Guettarda wrote:
If you have unpublished photographs taken by a deceased
relative which you
wish to use on Wikipedia, how would you license them? Assuming that you
have survivor rights or permission from other heirs of the photographer,
would it be possible to release them under the GFDL or cc by sa? If they
were taken by, say, your grandfather, and there is nothing in his will
dealing with "other stuff", would you have to get permission from all of his
surviving children, or their heirs (if the children are deceased)? I'm
assuming here that the photographs are otherwise unpublished, and were taken
recently enough/the person was alive recently enough that they would still
be covered by copyright.
I'm assuming that you are talking about US law. In some other places
photographs have a shorter copyright life than texts.
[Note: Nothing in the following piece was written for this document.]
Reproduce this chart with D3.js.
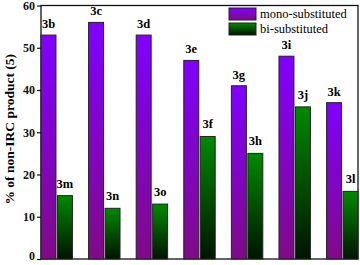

In the US now
these photographs should follow the manuscript and fall into the public
domain 70 years after the photographer's death unless they have
previously been published. If you have the survivor rights you can
license them in any way that you want. You can probably also do it
alone if the rights are shared. Fortunately for me, my paternal
grandfather (who died in 1948) left nothing copyrightable; he had 16
children (now all dead) and 48 grandchildren, many of whom are now dead;
one of his daughters was a nun who would have taken a vow of poverty and
made the church her heirs. To the best of my knowledge, he did not have
a will. Many of his deceased offspring did not have wills, and lived in
different jurisdictions. There are times when the decision that one
makes must be guided by practicality rather than an overstrict adherence
to the letter of the law.
It is rare for persons who are not published to think of copyrights.
Most wills, however, do have a residual clause for anything that is not
otherwise specified, and copyrights would be transferred along with
other things. If the will is defective in that way the law of intestate
succession where he lived would apply. More problematic would be a box
of family snapshots where you cannot determine who took which picture.